> [Task details] Every line that holds the string "code" is to be identified and copied.

> [Entries shown]
--- Begin ---
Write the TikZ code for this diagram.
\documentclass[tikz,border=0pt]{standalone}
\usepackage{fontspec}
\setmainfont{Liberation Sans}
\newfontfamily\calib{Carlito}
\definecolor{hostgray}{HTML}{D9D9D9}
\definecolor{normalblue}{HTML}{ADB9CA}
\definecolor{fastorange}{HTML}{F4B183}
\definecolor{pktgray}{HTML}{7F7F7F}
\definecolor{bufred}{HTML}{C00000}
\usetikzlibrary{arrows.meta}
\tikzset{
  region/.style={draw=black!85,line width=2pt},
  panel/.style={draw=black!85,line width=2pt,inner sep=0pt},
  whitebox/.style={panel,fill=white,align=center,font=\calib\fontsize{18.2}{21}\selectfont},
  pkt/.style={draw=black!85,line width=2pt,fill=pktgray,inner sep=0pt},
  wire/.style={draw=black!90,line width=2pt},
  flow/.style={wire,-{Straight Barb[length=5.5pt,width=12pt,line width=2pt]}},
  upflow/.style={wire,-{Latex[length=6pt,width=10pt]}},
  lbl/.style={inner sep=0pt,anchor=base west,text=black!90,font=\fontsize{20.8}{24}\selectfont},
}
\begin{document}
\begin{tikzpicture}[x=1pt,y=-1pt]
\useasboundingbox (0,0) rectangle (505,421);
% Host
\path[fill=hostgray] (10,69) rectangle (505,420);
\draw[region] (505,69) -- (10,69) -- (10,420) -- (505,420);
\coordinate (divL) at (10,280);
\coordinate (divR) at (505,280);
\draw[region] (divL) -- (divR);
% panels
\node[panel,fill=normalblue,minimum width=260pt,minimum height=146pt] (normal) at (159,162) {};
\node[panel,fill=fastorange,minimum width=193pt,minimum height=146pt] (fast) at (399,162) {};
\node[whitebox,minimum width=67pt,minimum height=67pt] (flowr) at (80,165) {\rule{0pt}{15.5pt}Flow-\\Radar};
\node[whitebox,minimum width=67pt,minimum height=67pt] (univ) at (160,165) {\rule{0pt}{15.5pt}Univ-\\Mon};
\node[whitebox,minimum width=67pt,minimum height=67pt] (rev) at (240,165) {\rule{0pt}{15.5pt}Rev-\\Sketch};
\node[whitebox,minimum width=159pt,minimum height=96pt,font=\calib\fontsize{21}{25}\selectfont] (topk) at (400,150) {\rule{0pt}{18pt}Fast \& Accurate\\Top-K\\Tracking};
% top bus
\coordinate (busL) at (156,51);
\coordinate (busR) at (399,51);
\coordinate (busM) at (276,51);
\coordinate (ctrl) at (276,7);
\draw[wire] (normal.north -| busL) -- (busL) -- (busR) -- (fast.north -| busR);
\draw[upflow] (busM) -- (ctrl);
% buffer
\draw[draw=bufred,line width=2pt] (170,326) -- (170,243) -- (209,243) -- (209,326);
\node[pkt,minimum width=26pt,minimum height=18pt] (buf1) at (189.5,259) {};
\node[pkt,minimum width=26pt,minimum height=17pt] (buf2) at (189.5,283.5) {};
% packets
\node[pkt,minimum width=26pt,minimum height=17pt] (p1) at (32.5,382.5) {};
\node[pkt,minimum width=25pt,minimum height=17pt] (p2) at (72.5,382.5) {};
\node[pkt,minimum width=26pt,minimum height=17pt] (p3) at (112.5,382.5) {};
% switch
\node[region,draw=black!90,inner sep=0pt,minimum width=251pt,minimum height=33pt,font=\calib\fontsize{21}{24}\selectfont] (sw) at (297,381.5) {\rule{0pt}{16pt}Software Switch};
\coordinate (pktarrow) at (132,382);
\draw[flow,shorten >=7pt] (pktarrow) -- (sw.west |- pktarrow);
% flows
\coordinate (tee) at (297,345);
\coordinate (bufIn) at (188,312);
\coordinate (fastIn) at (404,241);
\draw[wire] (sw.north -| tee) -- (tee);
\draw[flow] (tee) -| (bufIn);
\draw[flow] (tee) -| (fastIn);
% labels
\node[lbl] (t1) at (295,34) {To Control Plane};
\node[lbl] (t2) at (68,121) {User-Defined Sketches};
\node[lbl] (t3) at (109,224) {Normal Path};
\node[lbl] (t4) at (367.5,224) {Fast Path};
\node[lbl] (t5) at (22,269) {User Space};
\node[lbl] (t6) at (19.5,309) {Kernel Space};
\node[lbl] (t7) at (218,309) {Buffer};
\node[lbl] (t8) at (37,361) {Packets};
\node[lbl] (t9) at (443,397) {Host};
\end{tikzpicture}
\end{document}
--- End ---
--- Begin ---
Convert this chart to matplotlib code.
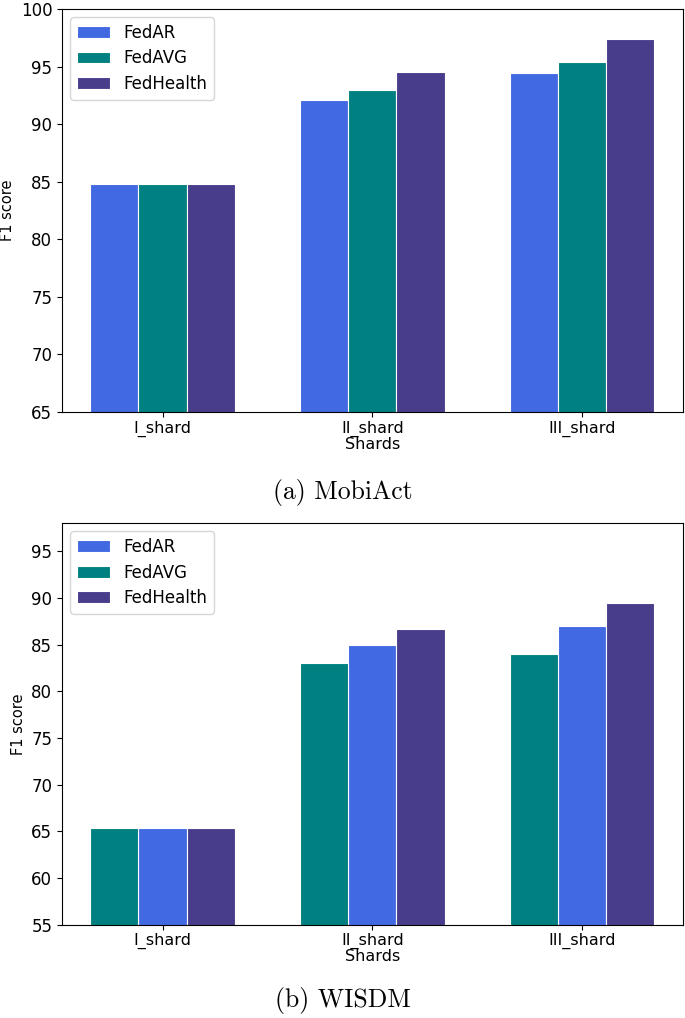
--- End ---
--- Begin ---
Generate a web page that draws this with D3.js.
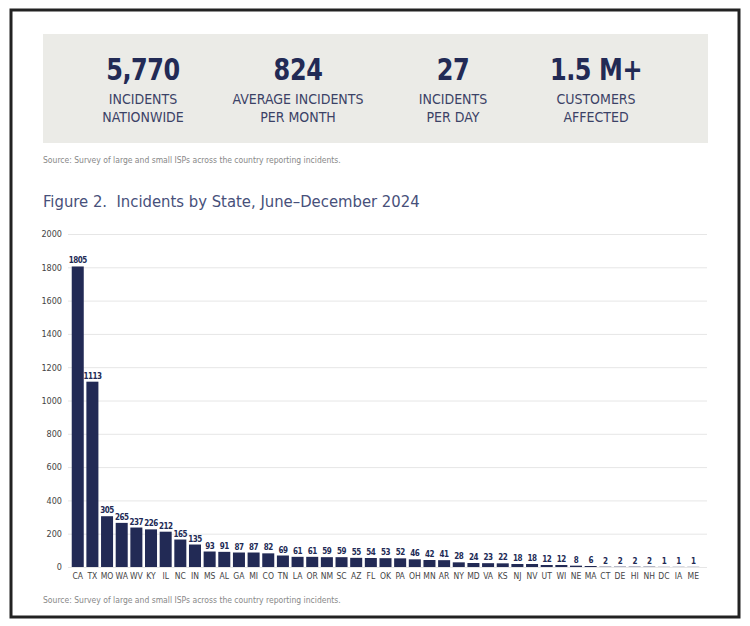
--- End ---
> [Result of this exercise]
Write the TikZ code for this diagram.
Convert this chart to matplotlib code.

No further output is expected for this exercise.